### The request
Pictures stay out of the copy; restate everything else in the material exactly.

### Material to process
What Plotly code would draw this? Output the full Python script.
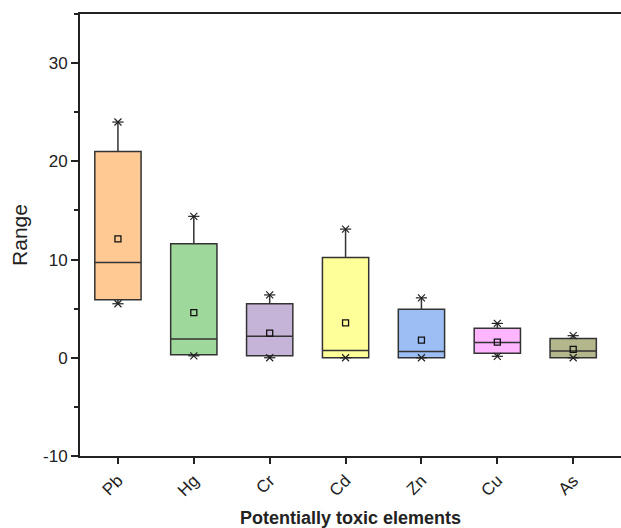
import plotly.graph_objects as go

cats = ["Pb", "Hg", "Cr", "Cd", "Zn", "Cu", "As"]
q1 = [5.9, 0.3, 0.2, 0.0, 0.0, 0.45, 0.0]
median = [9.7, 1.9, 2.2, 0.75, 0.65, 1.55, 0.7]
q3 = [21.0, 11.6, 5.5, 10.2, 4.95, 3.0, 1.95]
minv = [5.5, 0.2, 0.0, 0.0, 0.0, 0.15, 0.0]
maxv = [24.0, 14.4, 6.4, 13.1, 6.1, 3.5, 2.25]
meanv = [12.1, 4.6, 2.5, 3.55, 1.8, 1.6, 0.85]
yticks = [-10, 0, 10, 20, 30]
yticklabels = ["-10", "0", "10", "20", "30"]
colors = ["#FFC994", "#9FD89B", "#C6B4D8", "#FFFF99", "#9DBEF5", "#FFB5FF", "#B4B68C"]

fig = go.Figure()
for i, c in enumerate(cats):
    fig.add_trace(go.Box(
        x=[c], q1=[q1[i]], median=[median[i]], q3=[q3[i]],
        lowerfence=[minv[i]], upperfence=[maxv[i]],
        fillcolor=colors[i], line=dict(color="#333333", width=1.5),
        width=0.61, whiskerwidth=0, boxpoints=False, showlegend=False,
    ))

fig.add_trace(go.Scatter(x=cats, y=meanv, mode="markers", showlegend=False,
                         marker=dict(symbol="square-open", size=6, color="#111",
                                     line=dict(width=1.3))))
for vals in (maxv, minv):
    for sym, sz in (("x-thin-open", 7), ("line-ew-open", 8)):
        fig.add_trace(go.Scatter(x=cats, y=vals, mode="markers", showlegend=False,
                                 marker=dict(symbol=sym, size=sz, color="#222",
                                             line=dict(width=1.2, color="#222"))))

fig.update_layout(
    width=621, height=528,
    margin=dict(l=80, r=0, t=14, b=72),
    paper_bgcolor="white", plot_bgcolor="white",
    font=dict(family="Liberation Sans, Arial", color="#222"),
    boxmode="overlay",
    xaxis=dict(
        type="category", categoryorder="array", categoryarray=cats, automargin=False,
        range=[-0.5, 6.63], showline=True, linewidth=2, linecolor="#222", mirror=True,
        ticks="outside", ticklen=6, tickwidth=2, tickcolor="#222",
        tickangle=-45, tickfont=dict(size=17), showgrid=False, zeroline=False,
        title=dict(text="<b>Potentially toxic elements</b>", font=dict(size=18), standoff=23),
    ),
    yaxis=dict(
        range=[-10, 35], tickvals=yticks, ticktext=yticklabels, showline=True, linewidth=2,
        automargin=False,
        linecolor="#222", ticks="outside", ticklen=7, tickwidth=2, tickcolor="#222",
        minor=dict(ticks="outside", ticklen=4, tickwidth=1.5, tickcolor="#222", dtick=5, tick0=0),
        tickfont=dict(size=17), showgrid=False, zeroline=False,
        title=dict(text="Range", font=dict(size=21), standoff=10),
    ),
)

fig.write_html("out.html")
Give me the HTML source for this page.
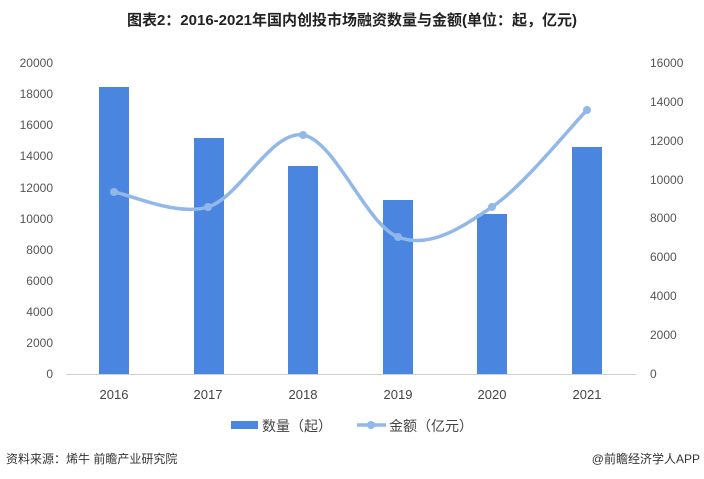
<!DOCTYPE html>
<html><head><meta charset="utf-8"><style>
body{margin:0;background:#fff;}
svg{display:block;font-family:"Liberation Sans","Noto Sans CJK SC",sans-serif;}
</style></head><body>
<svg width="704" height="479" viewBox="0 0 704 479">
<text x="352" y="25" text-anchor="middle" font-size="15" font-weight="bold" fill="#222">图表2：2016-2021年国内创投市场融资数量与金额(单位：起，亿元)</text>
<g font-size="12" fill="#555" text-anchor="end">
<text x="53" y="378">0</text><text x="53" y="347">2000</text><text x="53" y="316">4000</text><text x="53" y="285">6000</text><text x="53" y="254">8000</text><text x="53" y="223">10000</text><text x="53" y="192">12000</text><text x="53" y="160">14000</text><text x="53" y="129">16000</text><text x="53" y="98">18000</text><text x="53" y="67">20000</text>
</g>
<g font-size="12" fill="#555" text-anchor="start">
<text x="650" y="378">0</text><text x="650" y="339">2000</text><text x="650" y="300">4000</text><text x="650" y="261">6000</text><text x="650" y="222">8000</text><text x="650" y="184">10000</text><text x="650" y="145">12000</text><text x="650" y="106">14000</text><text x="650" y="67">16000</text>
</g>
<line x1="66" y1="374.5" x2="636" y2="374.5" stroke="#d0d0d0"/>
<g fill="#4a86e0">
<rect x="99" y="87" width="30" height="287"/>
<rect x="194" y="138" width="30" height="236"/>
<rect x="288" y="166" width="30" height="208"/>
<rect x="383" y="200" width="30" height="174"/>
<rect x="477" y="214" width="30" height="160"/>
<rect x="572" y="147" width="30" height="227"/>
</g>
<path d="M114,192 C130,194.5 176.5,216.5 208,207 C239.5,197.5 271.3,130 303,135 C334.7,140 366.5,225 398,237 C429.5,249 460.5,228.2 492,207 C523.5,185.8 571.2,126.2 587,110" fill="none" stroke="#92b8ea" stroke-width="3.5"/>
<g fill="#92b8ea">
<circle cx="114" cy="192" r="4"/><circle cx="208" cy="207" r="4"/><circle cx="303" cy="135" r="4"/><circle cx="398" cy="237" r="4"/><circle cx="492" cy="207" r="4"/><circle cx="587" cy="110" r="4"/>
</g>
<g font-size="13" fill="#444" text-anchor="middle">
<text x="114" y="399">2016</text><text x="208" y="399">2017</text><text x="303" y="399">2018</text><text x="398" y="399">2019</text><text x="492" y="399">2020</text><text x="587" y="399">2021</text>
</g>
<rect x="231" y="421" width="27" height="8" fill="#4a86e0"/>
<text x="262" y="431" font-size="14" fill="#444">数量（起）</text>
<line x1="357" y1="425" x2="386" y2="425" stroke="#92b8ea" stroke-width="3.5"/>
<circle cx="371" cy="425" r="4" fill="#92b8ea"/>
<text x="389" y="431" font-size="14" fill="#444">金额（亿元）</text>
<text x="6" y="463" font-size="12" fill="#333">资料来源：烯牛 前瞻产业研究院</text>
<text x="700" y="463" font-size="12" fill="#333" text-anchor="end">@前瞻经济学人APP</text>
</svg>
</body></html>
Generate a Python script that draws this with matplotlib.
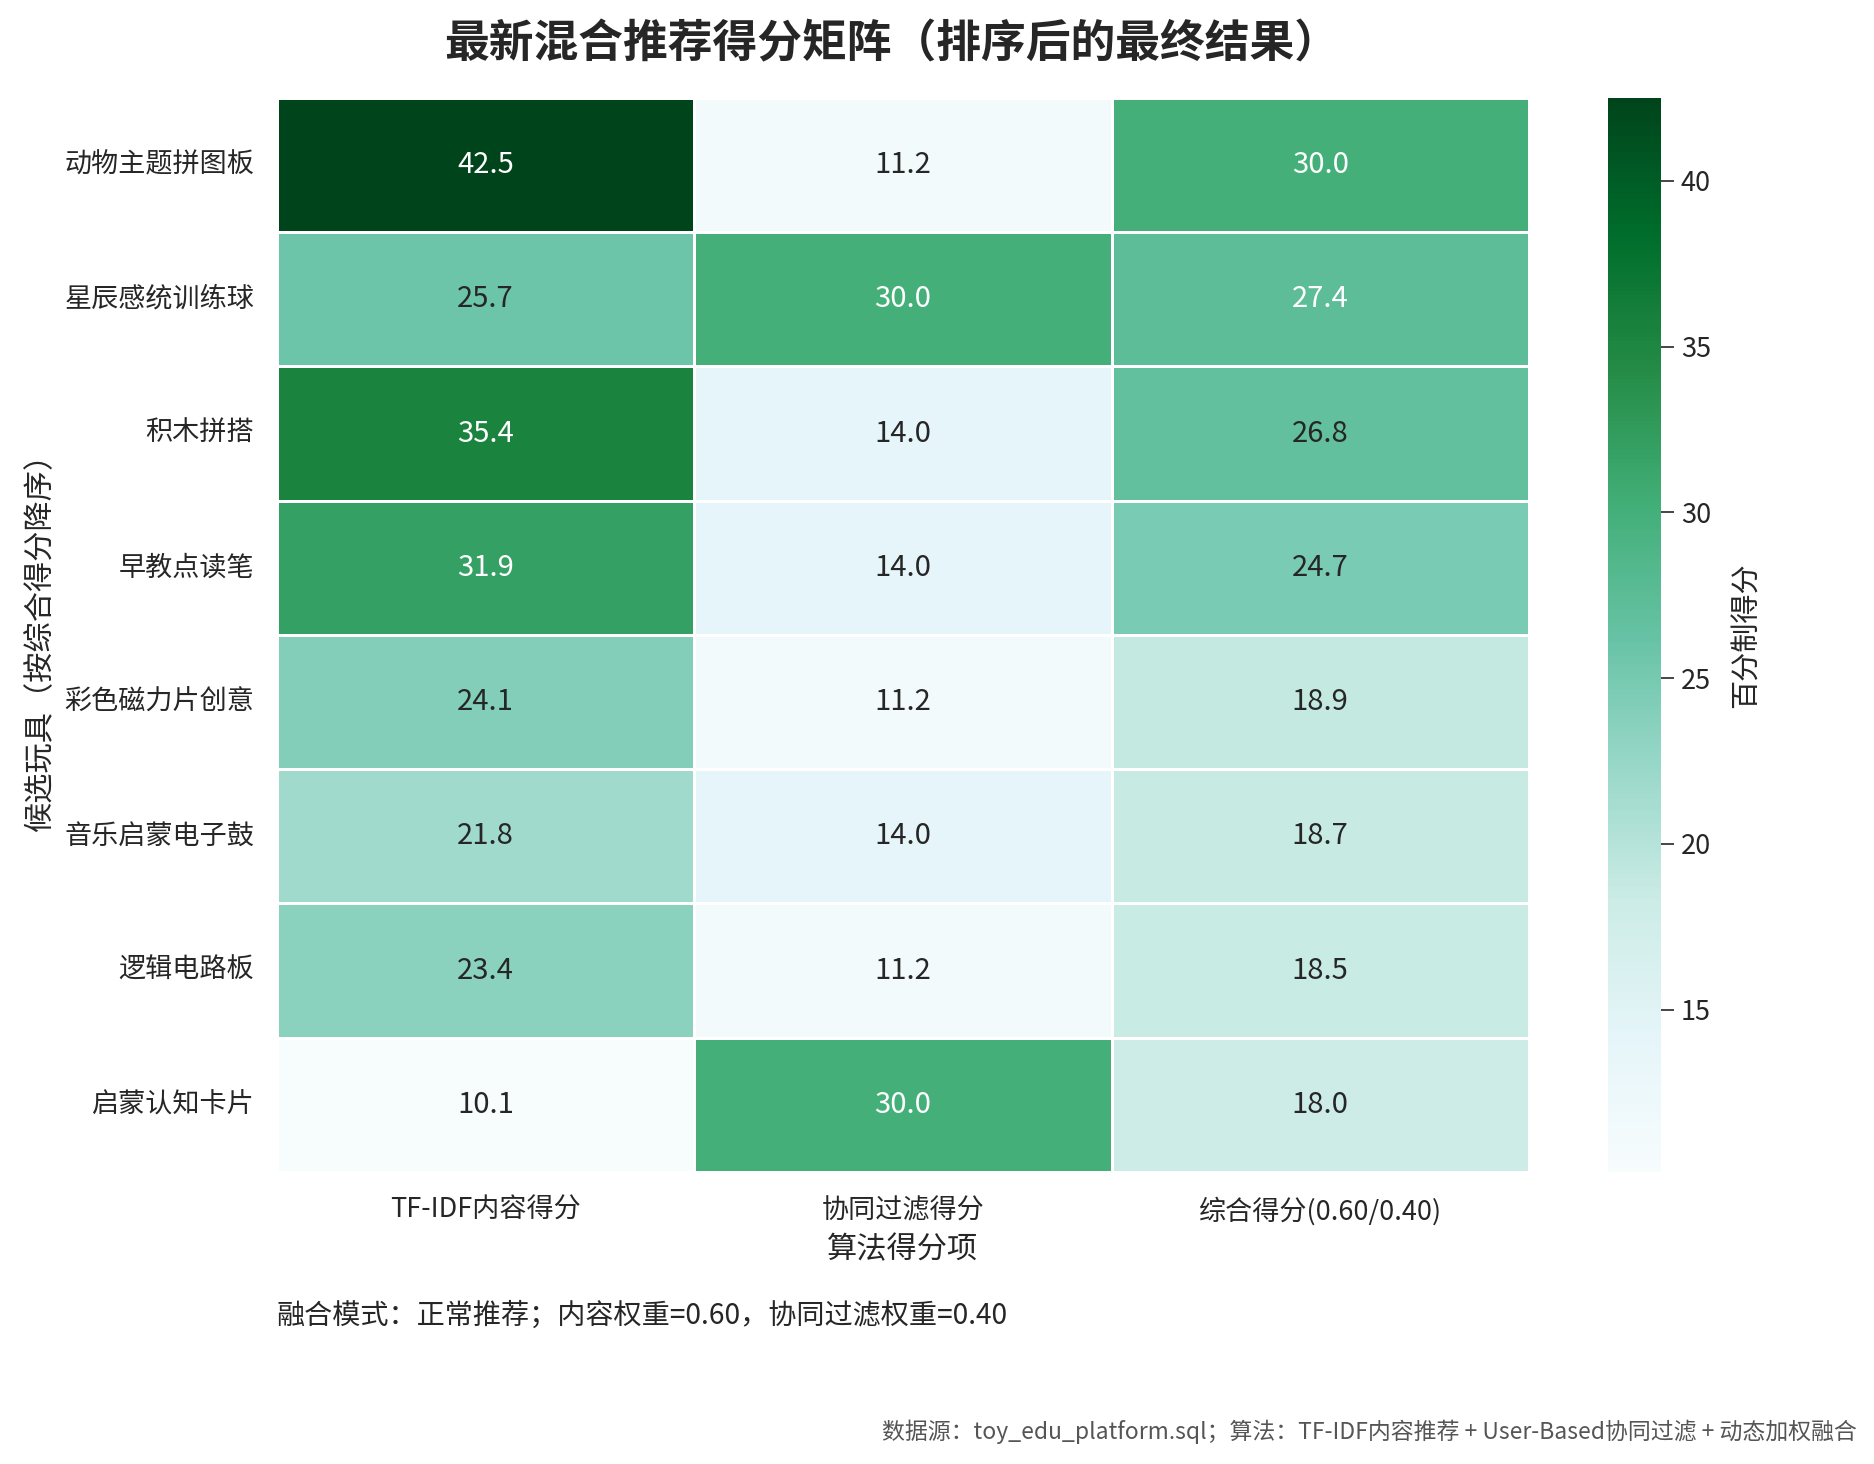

### Result of the exercise
What Plotly code would draw this? Output the full Python script.
import plotly.graph_objects as go

cats = ["Pb", "Hg", "Cr", "Cd", "Zn", "Cu", "As"]
q1 = [5.9, 0.3, 0.2, 0.0, 0.0, 0.45, 0.0]
median = [9.7, 1.9, 2.2, 0.75, 0.65, 1.55, 0.7]
q3 = [21.0, 11.6, 5.5, 10.2, 4.95, 3.0, 1.95]
minv = [5.5, 0.2, 0.0, 0.0, 0.0, 0.15, 0.0]
maxv = [24.0, 14.4, 6.4, 13.1, 6.1, 3.5, 2.25]
meanv = [12.1, 4.6, 2.5, 3.55, 1.8, 1.6, 0.85]
yticks = [-10, 0, 10, 20, 30]
yticklabels = ["-10", "0", "10", "20", "30"]
colors = ["#FFC994", "#9FD89B", "#C6B4D8", "#FFFF99", "#9DBEF5", "#FFB5FF", "#B4B68C"]

fig = go.Figure()
for i, c in enumerate(cats):
    fig.add_trace(go.Box(
        x=[c], q1=[q1[i]], median=[median[i]], q3=[q3[i]],
        lowerfence=[minv[i]], upperfence=[maxv[i]],
        fillcolor=colors[i], line=dict(color="#333333", width=1.5),
        width=0.61, whiskerwidth=0, boxpoints=False, showlegend=False,
    ))

fig.add_trace(go.Scatter(x=cats, y=meanv, mode="markers", showlegend=False,
                         marker=dict(symbol="square-open", size=6, color="#111",
                                     line=dict(width=1.3))))
for vals in (maxv, minv):
    for sym, sz in (("x-thin-open", 7), ("line-ew-open", 8)):
        fig.add_trace(go.Scatter(x=cats, y=vals, mode="markers", showlegend=False,
                                 marker=dict(symbol=sym, size=sz, color="#222",
                                             line=dict(width=1.2, color="#222"))))

fig.update_layout(
    width=621, height=528,
    margin=dict(l=80, r=0, t=14, b=72),
    paper_bgcolor="white", plot_bgcolor="white",
    font=dict(family="Liberation Sans, Arial", color="#222"),
    boxmode="overlay",
    xaxis=dict(
        type="category", categoryorder="array", categoryarray=cats, automargin=False,
        range=[-0.5, 6.63], showline=True, linewidth=2, linecolor="#222", mirror=True,
        ticks="outside", ticklen=6, tickwidth=2, tickcolor="#222",
        tickangle=-45, tickfont=dict(size=17), showgrid=False, zeroline=False,
        title=dict(text="<b>Potentially toxic elements</b>", font=dict(size=18), standoff=23),
    ),
    yaxis=dict(
        range=[-10, 35], tickvals=yticks, ticktext=yticklabels, showline=True, linewidth=2,
        automargin=False,
        linecolor="#222", ticks="outside", ticklen=7, tickwidth=2, tickcolor="#222",
        minor=dict(ticks="outside", ticklen=4, tickwidth=1.5, tickcolor="#222", dtick=5, tick0=0),
        tickfont=dict(size=17), showgrid=False, zeroline=False,
        title=dict(text="Range", font=dict(size=21), standoff=10),
    ),
)

fig.write_html("out.html")
Give me the HTML source for this page.
<!DOCTYPE html>
<html><head><meta charset="utf-8"><style>
body{margin:0;background:#fff;}
svg{display:block;font-family:"Liberation Sans","Noto Sans CJK SC",sans-serif;}
</style></head><body>
<svg width="704" height="479" viewBox="0 0 704 479">
<text x="352" y="25" text-anchor="middle" font-size="15" font-weight="bold" fill="#222">图表2：2016-2021年国内创投市场融资数量与金额(单位：起，亿元)</text>
<g font-size="12" fill="#555" text-anchor="end">
<text x="53" y="378">0</text><text x="53" y="347">2000</text><text x="53" y="316">4000</text><text x="53" y="285">6000</text><text x="53" y="254">8000</text><text x="53" y="223">10000</text><text x="53" y="192">12000</text><text x="53" y="160">14000</text><text x="53" y="129">16000</text><text x="53" y="98">18000</text><text x="53" y="67">20000</text>
</g>
<g font-size="12" fill="#555" text-anchor="start">
<text x="650" y="378">0</text><text x="650" y="339">2000</text><text x="650" y="300">4000</text><text x="650" y="261">6000</text><text x="650" y="222">8000</text><text x="650" y="184">10000</text><text x="650" y="145">12000</text><text x="650" y="106">14000</text><text x="650" y="67">16000</text>
</g>
<line x1="66" y1="374.5" x2="636" y2="374.5" stroke="#d0d0d0"/>
<g fill="#4a86e0">
<rect x="99" y="87" width="30" height="287"/>
<rect x="194" y="138" width="30" height="236"/>
<rect x="288" y="166" width="30" height="208"/>
<rect x="383" y="200" width="30" height="174"/>
<rect x="477" y="214" width="30" height="160"/>
<rect x="572" y="147" width="30" height="227"/>
</g>
<path d="M114,192 C130,194.5 176.5,216.5 208,207 C239.5,197.5 271.3,130 303,135 C334.7,140 366.5,225 398,237 C429.5,249 460.5,228.2 492,207 C523.5,185.8 571.2,126.2 587,110" fill="none" stroke="#92b8ea" stroke-width="3.5"/>
<g fill="#92b8ea">
<circle cx="114" cy="192" r="4"/><circle cx="208" cy="207" r="4"/><circle cx="303" cy="135" r="4"/><circle cx="398" cy="237" r="4"/><circle cx="492" cy="207" r="4"/><circle cx="587" cy="110" r="4"/>
</g>
<g font-size="13" fill="#444" text-anchor="middle">
<text x="114" y="399">2016</text><text x="208" y="399">2017</text><text x="303" y="399">2018</text><text x="398" y="399">2019</text><text x="492" y="399">2020</text><text x="587" y="399">2021</text>
</g>
<rect x="231" y="421" width="27" height="8" fill="#4a86e0"/>
<text x="262" y="431" font-size="14" fill="#444">数量（起）</text>
<line x1="357" y1="425" x2="386" y2="425" stroke="#92b8ea" stroke-width="3.5"/>
<circle cx="371" cy="425" r="4" fill="#92b8ea"/>
<text x="389" y="431" font-size="14" fill="#444">金额（亿元）</text>
<text x="6" y="463" font-size="12" fill="#333">资料来源：烯牛 前瞻产业研究院</text>
<text x="700" y="463" font-size="12" fill="#333" text-anchor="end">@前瞻经济学人APP</text>
</svg>
</body></html>
Generate a Python script that draws this with matplotlib.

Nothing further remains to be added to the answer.